Exercise goal
Lines containing the string "that" are to be counted; report the total by itself.

Listed entries

————————

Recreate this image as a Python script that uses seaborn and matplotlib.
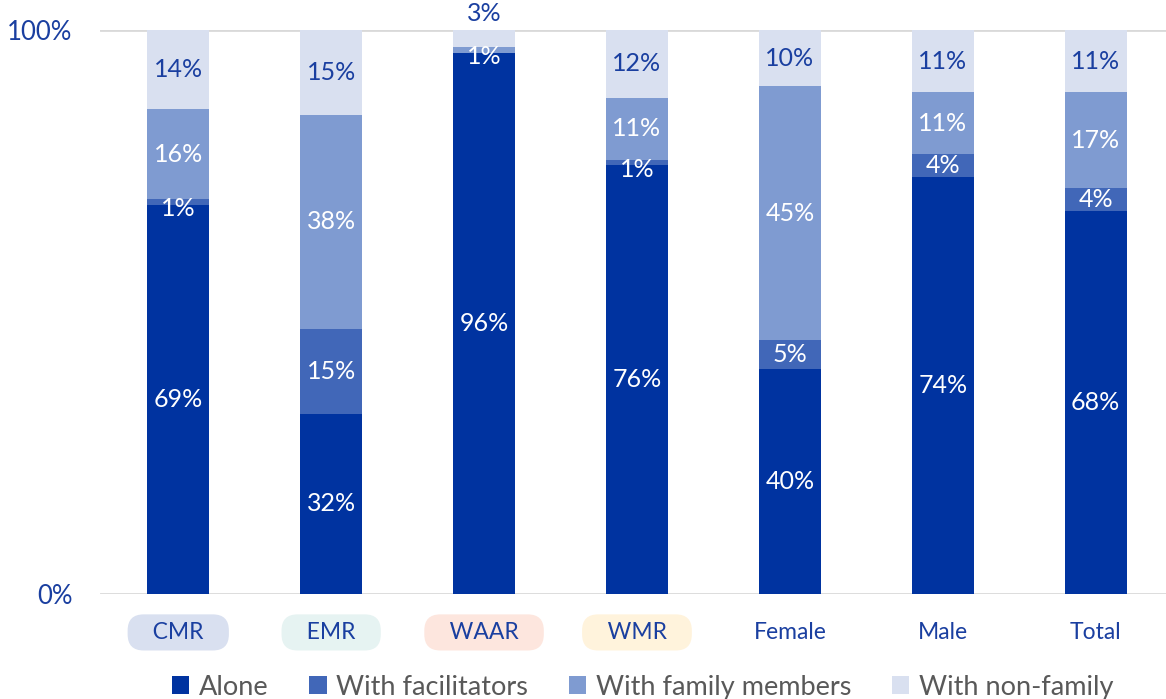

————————

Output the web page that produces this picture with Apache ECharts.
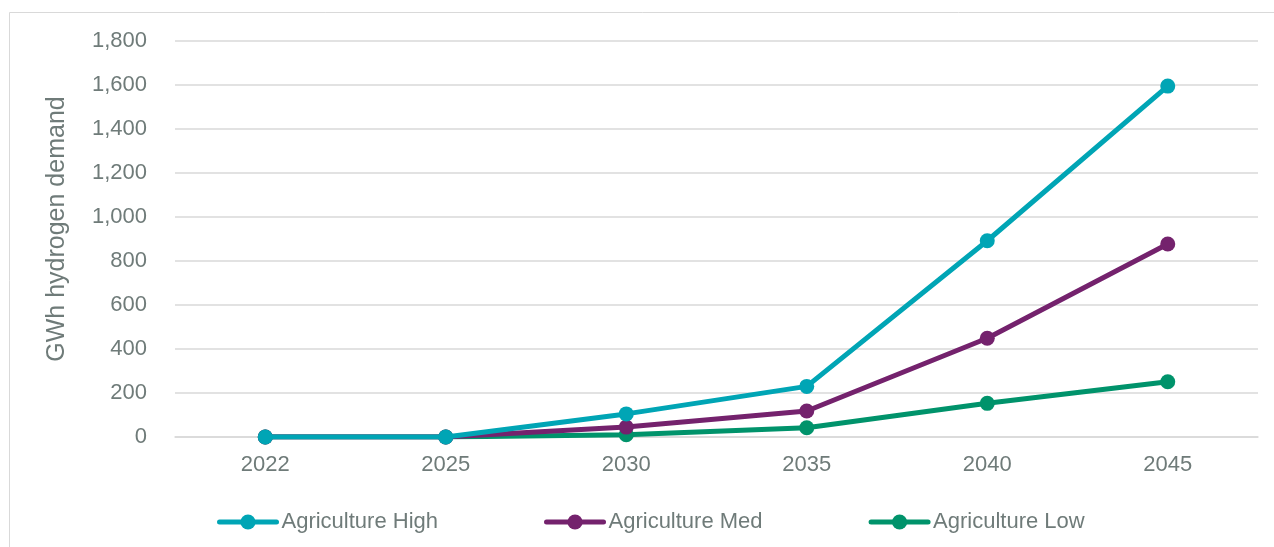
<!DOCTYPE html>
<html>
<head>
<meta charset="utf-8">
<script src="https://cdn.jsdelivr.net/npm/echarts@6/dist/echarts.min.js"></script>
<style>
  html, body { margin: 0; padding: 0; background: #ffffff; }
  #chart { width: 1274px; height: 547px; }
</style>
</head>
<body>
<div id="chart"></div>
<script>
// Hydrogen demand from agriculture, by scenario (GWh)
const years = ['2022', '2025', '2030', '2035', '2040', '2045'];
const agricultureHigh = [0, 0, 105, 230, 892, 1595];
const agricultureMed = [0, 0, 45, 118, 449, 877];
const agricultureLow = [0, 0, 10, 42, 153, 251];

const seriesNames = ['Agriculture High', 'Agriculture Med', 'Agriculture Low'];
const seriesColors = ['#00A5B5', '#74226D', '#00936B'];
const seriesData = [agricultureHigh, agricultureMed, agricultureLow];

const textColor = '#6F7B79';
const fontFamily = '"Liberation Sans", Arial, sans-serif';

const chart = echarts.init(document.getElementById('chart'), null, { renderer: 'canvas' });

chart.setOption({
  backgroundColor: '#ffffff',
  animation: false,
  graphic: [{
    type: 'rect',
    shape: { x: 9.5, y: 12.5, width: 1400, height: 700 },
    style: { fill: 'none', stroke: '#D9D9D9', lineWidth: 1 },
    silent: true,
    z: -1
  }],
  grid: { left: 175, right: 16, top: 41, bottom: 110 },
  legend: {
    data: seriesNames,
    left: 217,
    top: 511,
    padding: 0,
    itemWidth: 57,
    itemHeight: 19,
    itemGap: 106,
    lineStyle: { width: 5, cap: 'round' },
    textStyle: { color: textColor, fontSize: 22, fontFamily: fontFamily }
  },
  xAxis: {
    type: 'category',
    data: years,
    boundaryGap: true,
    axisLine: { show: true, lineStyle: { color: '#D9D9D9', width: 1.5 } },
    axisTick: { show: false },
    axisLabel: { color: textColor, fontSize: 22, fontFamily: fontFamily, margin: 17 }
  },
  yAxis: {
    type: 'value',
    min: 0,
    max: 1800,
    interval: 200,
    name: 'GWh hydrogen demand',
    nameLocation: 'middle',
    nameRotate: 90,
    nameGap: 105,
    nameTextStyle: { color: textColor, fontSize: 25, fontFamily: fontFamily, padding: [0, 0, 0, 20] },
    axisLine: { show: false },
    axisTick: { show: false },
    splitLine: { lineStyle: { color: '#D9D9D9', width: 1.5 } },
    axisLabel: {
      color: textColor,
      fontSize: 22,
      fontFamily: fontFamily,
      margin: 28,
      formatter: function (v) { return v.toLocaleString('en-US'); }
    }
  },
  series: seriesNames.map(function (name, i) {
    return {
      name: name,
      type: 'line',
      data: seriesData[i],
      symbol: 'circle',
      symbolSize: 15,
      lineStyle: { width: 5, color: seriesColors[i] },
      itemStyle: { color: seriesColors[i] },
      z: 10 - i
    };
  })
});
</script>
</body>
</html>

————————

Solution to the problem
2